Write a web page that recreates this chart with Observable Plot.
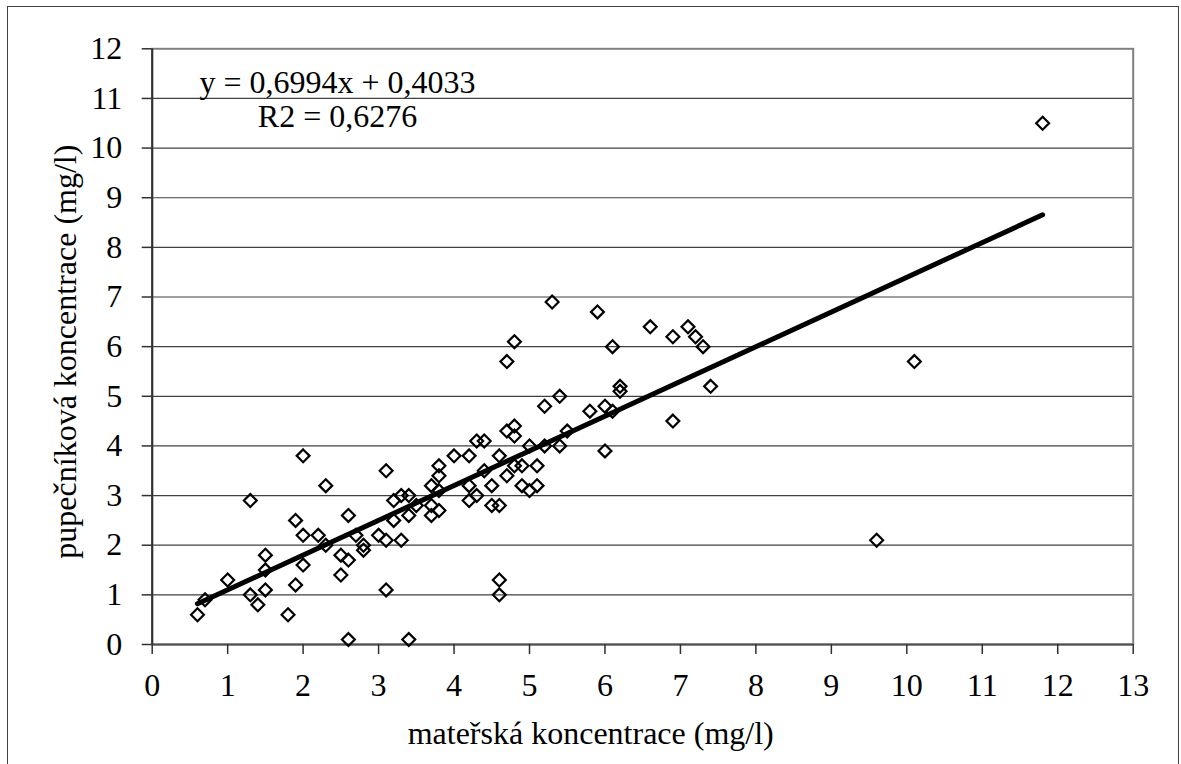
<!DOCTYPE html>
<html>
<head>
<meta charset="utf-8">
<script src="https://cdn.jsdelivr.net/npm/d3@7"></script>
<script src="https://cdn.jsdelivr.net/npm/@observablehq/plot@0.6"></script>
<style>
  html, body { margin: 0; padding: 0; background: #fff; }
  #wrap { position: relative; width: 1181px; height: 764px; overflow: hidden; }
  #border { position: absolute; left: 7px; top: 6px; width: 1172px; height: 780px; border: 1px solid #404040; box-sizing: border-box; pointer-events: none; }
  svg, svg text { font-family: "Liberation Serif", "Times New Roman", serif !important; }
</style>
</head>
<body>
<div id="wrap"><div id="border"></div></div>
<script>
// maternal concentration (mg/l)
const maternal = [
  0.6, 0.7, 1.0, 1.3, 1.3, 1.4, 1.5, 1.5, 1.5, 1.8,
  1.9, 1.9, 2.0, 2.0, 2.0, 2.2, 2.3, 2.3, 2.5, 2.5,
  2.6, 2.6, 2.6, 2.7, 2.8, 2.8, 3.0, 3.1, 3.1, 3.1,
  3.2, 3.2, 3.3, 3.3, 3.4, 3.4, 3.4, 3.5, 3.7, 3.7,
  3.7, 3.8, 3.8, 3.8, 3.8, 4.0, 4.2, 4.2, 4.2, 4.3,
  4.3, 4.4, 4.4, 4.5, 4.5, 4.6, 4.6, 4.6, 4.6, 4.7,
  4.7, 4.7, 4.8, 4.8, 4.8, 4.8, 4.9, 4.9, 5.0, 5.0,
  5.1, 5.1, 5.2, 5.2, 5.3, 5.4, 5.4, 5.5, 5.8, 5.9,
  6.0, 6.0, 6.1, 6.1, 6.2, 6.2, 6.6, 6.9, 6.9, 7.1,
  7.2, 7.3, 7.4, 9.6, 10.1, 11.8
];
// umbilical concentration (mg/l)
const umbilical = [
  0.6, 0.9, 1.3, 2.9, 1.0, 0.8, 1.8, 1.5, 1.1, 0.6,
  2.5, 1.2, 3.8, 2.2, 1.6, 2.2, 3.2, 2.0, 1.8, 1.4,
  2.6, 1.7, 0.1, 2.2, 2.0, 1.9, 2.2, 3.5, 2.1, 1.1,
  2.9, 2.5, 3.0, 2.1, 3.0, 2.6, 0.1, 2.8, 3.2, 2.8,
  2.6, 3.6, 3.4, 3.1, 2.7, 3.8, 3.8, 3.2, 2.9, 4.1,
  3.0, 4.1, 3.5, 3.2, 2.8, 3.8, 2.8, 1.3, 1.0, 5.7,
  4.3, 3.4, 6.1, 4.4, 4.2, 3.6, 3.6, 3.2, 4.0, 3.1,
  3.6, 3.2, 4.8, 4.0, 6.9, 5.0, 4.0, 4.3, 4.7, 6.7,
  4.8, 3.9, 6.0, 4.7, 5.2, 5.1, 6.4, 6.2, 4.5, 6.4,
  6.2, 6.0, 5.2, 2.1, 5.7, 10.5
];
const xTicks = [0,1,2,3,4,5,6,7,8,9,10,11,12,13];
const yTicks = [0,1,2,3,4,5,6,7,8,9,10,11,12];
const gridValues = [1,2,3,4,5,6,7,8,9,10,11];
const slope = 0.6994;
const intercept = 0.4033;
const equationLine = "y = 0,6994x + 0,4033";
const r2Line = "R2 = 0,6276";
const xTitle = "mateřská koncentrace (mg/l)";
const yTitle = "pupečníková koncentrace (mg/l)";

const points = maternal.map((m, i) => ({m, u: umbilical[i]}));
const [xmin, xmax] = d3.extent(maternal);
const trend = [xmin, xmax].map(x => ({x, y: slope * x + intercept}));

const FS = 32;
const FF = '"Liberation Serif", "Times New Roman", serif';
const chart = Plot.plot({
  width: 1181,
  height: 764,
  marginLeft: 151.7,
  marginRight: 48.3,
  marginTop: 48.3,
  marginBottom: 120,
  style: {fontFamily: FF, fontSize: FS + "px", color: "#000", background: "transparent", overflow: "visible"},
  x: {domain: [0, 13]},
  y: {domain: [0, 12]},
  marks: [
    Plot.ruleY(gridValues, {stroke: "#404040", strokeWidth: 1.2}),
    Plot.frame({stroke: "#808080", strokeWidth: 2}),
    Plot.ruleX([0], {stroke: "#303030", strokeWidth: 2}),
    Plot.ruleY([0], {stroke: "#505050", strokeWidth: 2}),
    Plot.axisX({ticks: xTicks, tickSize: 10, tickPadding: 19, tickFormat: d => String(d), label: null, stroke: "#303030", strokeWidth: 1.5, fontSize: FS, fontFamily: FF}),
    Plot.axisY({ticks: yTicks, tickSize: 10, tickPadding: 20, tickFormat: d => String(d), label: null, stroke: "#303030", strokeWidth: 1.5, fontSize: FS, fontFamily: FF}),
    Plot.dot(points, {x: "m", y: "u", symbol: "diamond2", r: 5.8, stroke: "#000", strokeWidth: 2.2, fill: "none"}),
    Plot.line(trend, {x: "x", y: "y", stroke: "#000", strokeWidth: 5}),
    Plot.text([equationLine], {frameAnchor: "top-left", dx: 185.3, dy: 33.5, textAnchor: "middle", lineAnchor: "middle", fontSize: FS, fontFamily: FF, fill: "#000"}),
    Plot.text([r2Line], {frameAnchor: "top-left", dx: 185.3, dy: 68.2, textAnchor: "middle", lineAnchor: "middle", fontSize: FS, fontFamily: FF, fill: "#000"}),
    Plot.text([xTitle], {frameAnchor: "bottom", dx: -52, dy: 88.8, textAnchor: "middle", lineAnchor: "middle", fontSize: FS, fontFamily: FF, fill: "#000"}),
    Plot.text([yTitle], {frameAnchor: "left", dx: -86, dy: 5, rotate: -90, textAnchor: "middle", lineAnchor: "middle", fontSize: FS, fontFamily: FF, fill: "#000"})
  ]
});
chart.style.position = "absolute";
chart.style.left = "0px";
chart.style.top = "0px";
document.getElementById("wrap").appendChild(chart);
</script>
</body>
</html>
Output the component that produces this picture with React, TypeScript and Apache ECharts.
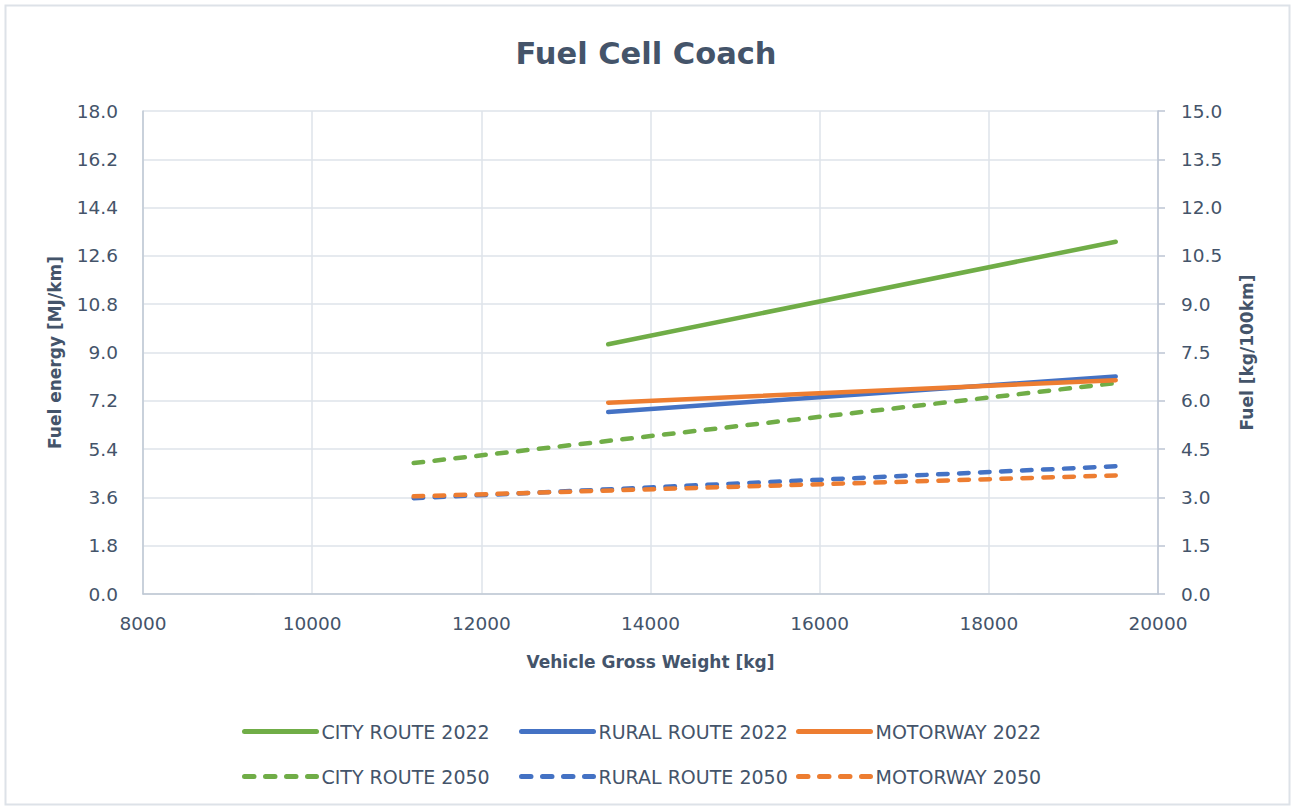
import React, { useEffect, useRef } from "react";
import * as echarts from "echarts";

const TITLE = "Fuel Cell Coach";
const X_NAME = "Vehicle Gross Weight [kg]";
const Y_LEFT_NAME = "Fuel energy [MJ/km]";
const Y_RIGHT_NAME = "Fuel [kg/100km]";

const weights2022 = [13500, 19500];
const weights2050 = [11200, 19500];

const cityRoute2022 = [9.31, 13.13];
const ruralRoute2022 = [6.78, 8.11];
const motorway2022 = [7.13, 7.97];
const cityRoute2050 = [4.88, 7.86];
const ruralRoute2050 = [3.57, 4.76];
const motorway2050 = [3.64, 4.42];

const seriesNames = [
  "CITY ROUTE 2022",
  "RURAL ROUTE 2022",
  "MOTORWAY 2022",
  "CITY ROUTE 2050",
  "RURAL ROUTE 2050",
  "MOTORWAY 2050",
];

const GREEN = "#70AD47";
const BLUE = "#4472C4";
const ORANGE = "#ED7D31";
const TEXT = "#44546A";
const FONT = "DejaVu Sans";

const pairs = (xs: number[], ys: number[]) => xs.map((x, i) => [x, ys[i]]);

export default function App() {
  const ref = useRef<HTMLDivElement>(null);
  useEffect(() => {
    if (!ref.current) return;
    const chart = echarts.init(ref.current, null, { renderer: "svg" });
    const dash = [9.5, 11.5];
    const colors = [GREEN, BLUE, ORANGE, GREEN, BLUE, ORANGE];
    const mk = (name: string, xs: number[], ys: number[], color: string, dashed: boolean) => ({
      name,
      type: "line",
      data: pairs(xs, ys),
      symbol: "none",
      showSymbol: false,
      color,
      lineStyle: { color, width: 4.5, type: dashed ? dash : "solid", cap: "round" },
      z: dashed ? 3 : 4,
    });
    const legendCols = [242, 519, 796];
    const legendRows = [722, 767];
    const legends = seriesNames.map((n, i) => ({
      data: [n],
      left: legendCols[i % 3],
      top: legendRows[Math.floor(i / 3)],
      itemWidth: 72,
      itemHeight: 14,
      itemGap: 0,
      padding: 0,
      itemStyle: { opacity: 0 },
      lineStyle: {
        color: colors[i],
        width: 5,
        type: i >= 3 ? dash : "solid",
        cap: "round",
      },
      textStyle: { color: TEXT, fontSize: 19, fontFamily: FONT },
      selectedMode: false,
    }));
    chart.setOption({
      animation: false,
      backgroundColor: "#ffffff",
      title: {
        text: TITLE,
        left: "center",
        top: 33,
        textStyle: { color: TEXT, fontSize: 30.5, fontWeight: "bold", fontFamily: FONT },
      },
      legend: legends,
      grid: { left: 143, right: 134, top: 111, bottom: 216, containLabel: false },
      xAxis: {
        type: "value",
        min: 8000,
        max: 20000,
        interval: 2000,
        name: X_NAME,
        nameLocation: "middle",
        nameGap: 59,
        nameTextStyle: { color: TEXT, fontSize: 17, fontWeight: "bold", fontFamily: FONT },
        axisLine: { show: true, lineStyle: { color: "#BFC8D4", width: 1.5 } },
        axisTick: { show: false },
        splitLine: { show: true, lineStyle: { color: "#DEE3EA", width: 1.5 } },
        axisLabel: {
          color: TEXT,
          fontSize: 18.5,
          fontFamily: FONT,
          margin: 20,
          formatter: (v: number) => String(v),
        },
      },
      yAxis: [
        {
          type: "value",
          min: 0,
          max: 18,
          interval: 1.8,
          position: "left",
          name: Y_LEFT_NAME,
          nameLocation: "middle",
          nameRotate: 90,
          nameGap: 80,
          nameTextStyle: { color: TEXT, fontSize: 17, fontWeight: "bold", fontFamily: FONT },
          axisLine: { show: true, lineStyle: { color: "#BFC8D4", width: 1.5 } },
          axisTick: { show: false },
          splitLine: { show: true, lineStyle: { color: "#DEE3EA", width: 1.5 } },
          axisLabel: {
            color: TEXT,
            fontSize: 18.5,
            fontFamily: FONT,
            margin: 25,
            formatter: (v: number) => v.toFixed(1),
          },
        },
        {
          type: "value",
          min: 0,
          max: 15,
          interval: 1.5,
          position: "right",
          name: Y_RIGHT_NAME,
          nameLocation: "middle",
          nameRotate: 90,
          nameGap: 80,
          nameTextStyle: { color: TEXT, fontSize: 17, fontWeight: "bold", fontFamily: FONT },
          axisLine: { show: true, lineStyle: { color: "#BCC5D3", width: 1.5 } },
          axisTick: { show: true, inside: false, length: 7, lineStyle: { color: "#BCC5D3", width: 1.5 } },
          splitLine: { show: false },
          axisLabel: {
            color: TEXT,
            fontSize: 18.5,
            fontFamily: FONT,
            margin: 23,
            formatter: (v: number) => v.toFixed(1),
          },
        },
      ],
      graphic: [
        {
          type: "rect",
          shape: { x: 5.5, y: 5.5, width: 1284, height: 799 },
          style: { fill: "none", stroke: "#DDE2E8", lineWidth: 2 },
          silent: true,
        },
      ],
      series: [
        mk(seriesNames[0], weights2022, cityRoute2022, GREEN, false),
        mk(seriesNames[1], weights2022, ruralRoute2022, BLUE, false),
        mk(seriesNames[2], weights2022, motorway2022, ORANGE, false),
        mk(seriesNames[3], weights2050, cityRoute2050, GREEN, true),
        mk(seriesNames[4], weights2050, ruralRoute2050, BLUE, true),
        mk(seriesNames[5], weights2050, motorway2050, ORANGE, true),
      ],
    });
    return () => chart.dispose();
  }, []);
  return (
    <div
      ref={ref}
      style={{ position: "absolute", left: 0, top: 0, width: 1292, height: 810 }}
    />
  );
}
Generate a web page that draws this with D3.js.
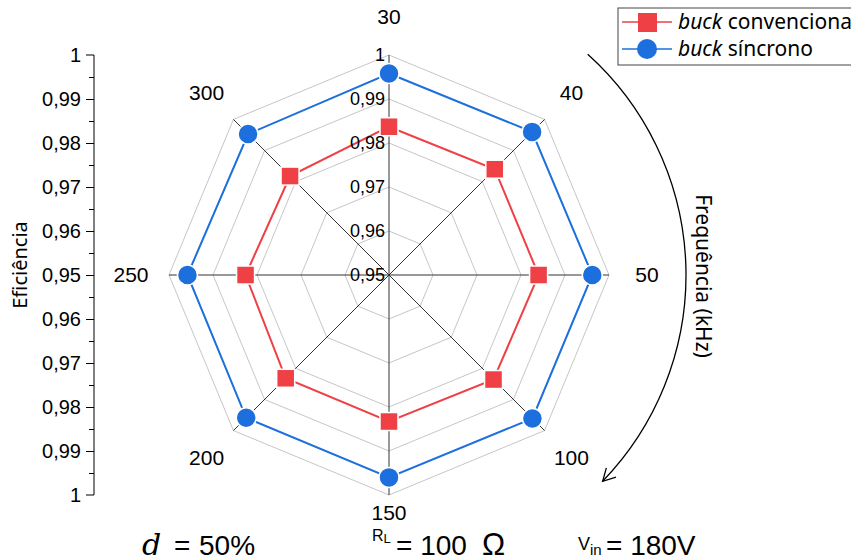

TASK TO CARRY OUT: Restate exactly, please, only the lines between the start of the data and the line containing "const trend = [xmin, xmax].map(x", both ends included, skipping the pictures.

CORRECT OUTPUT:
Write a web page that recreates this chart with Observable Plot.
<!DOCTYPE html>
<html>
<head>
<meta charset="utf-8">
<script src="https://cdn.jsdelivr.net/npm/d3@7"></script>
<script src="https://cdn.jsdelivr.net/npm/@observablehq/plot@0.6"></script>
<style>
  html, body { margin: 0; padding: 0; background: #fff; }
  #wrap { position: relative; width: 1181px; height: 764px; overflow: hidden; }
  #border { position: absolute; left: 7px; top: 6px; width: 1172px; height: 780px; border: 1px solid #404040; box-sizing: border-box; pointer-events: none; }
  svg, svg text { font-family: "Liberation Serif", "Times New Roman", serif !important; }
</style>
</head>
<body>
<div id="wrap"><div id="border"></div></div>
<script>
// maternal concentration (mg/l)
const maternal = [
  0.6, 0.7, 1.0, 1.3, 1.3, 1.4, 1.5, 1.5, 1.5, 1.8,
  1.9, 1.9, 2.0, 2.0, 2.0, 2.2, 2.3, 2.3, 2.5, 2.5,
  2.6, 2.6, 2.6, 2.7, 2.8, 2.8, 3.0, 3.1, 3.1, 3.1,
  3.2, 3.2, 3.3, 3.3, 3.4, 3.4, 3.4, 3.5, 3.7, 3.7,
  3.7, 3.8, 3.8, 3.8, 3.8, 4.0, 4.2, 4.2, 4.2, 4.3,
  4.3, 4.4, 4.4, 4.5, 4.5, 4.6, 4.6, 4.6, 4.6, 4.7,
  4.7, 4.7, 4.8, 4.8, 4.8, 4.8, 4.9, 4.9, 5.0, 5.0,
  5.1, 5.1, 5.2, 5.2, 5.3, 5.4, 5.4, 5.5, 5.8, 5.9,
  6.0, 6.0, 6.1, 6.1, 6.2, 6.2, 6.6, 6.9, 6.9, 7.1,
  7.2, 7.3, 7.4, 9.6, 10.1, 11.8
];
// umbilical concentration (mg/l)
const umbilical = [
  0.6, 0.9, 1.3, 2.9, 1.0, 0.8, 1.8, 1.5, 1.1, 0.6,
  2.5, 1.2, 3.8, 2.2, 1.6, 2.2, 3.2, 2.0, 1.8, 1.4,
  2.6, 1.7, 0.1, 2.2, 2.0, 1.9, 2.2, 3.5, 2.1, 1.1,
  2.9, 2.5, 3.0, 2.1, 3.0, 2.6, 0.1, 2.8, 3.2, 2.8,
  2.6, 3.6, 3.4, 3.1, 2.7, 3.8, 3.8, 3.2, 2.9, 4.1,
  3.0, 4.1, 3.5, 3.2, 2.8, 3.8, 2.8, 1.3, 1.0, 5.7,
  4.3, 3.4, 6.1, 4.4, 4.2, 3.6, 3.6, 3.2, 4.0, 3.1,
  3.6, 3.2, 4.8, 4.0, 6.9, 5.0, 4.0, 4.3, 4.7, 6.7,
  4.8, 3.9, 6.0, 4.7, 5.2, 5.1, 6.4, 6.2, 4.5, 6.4,
  6.2, 6.0, 5.2, 2.1, 5.7, 10.5
];
const xTicks = [0,1,2,3,4,5,6,7,8,9,10,11,12,13];
const yTicks = [0,1,2,3,4,5,6,7,8,9,10,11,12];
const gridValues = [1,2,3,4,5,6,7,8,9,10,11];
const slope = 0.6994;
const intercept = 0.4033;
const equationLine = "y = 0,6994x + 0,4033";
const r2Line = "R2 = 0,6276";
const xTitle = "mateřská koncentrace (mg/l)";
const yTitle = "pupečníková koncentrace (mg/l)";

const points = maternal.map((m, i) => ({m, u: umbilical[i]}));
const [xmin, xmax] = d3.extent(maternal);
const trend = [xmin, xmax].map(x => ({x, y: slope * x + intercept}));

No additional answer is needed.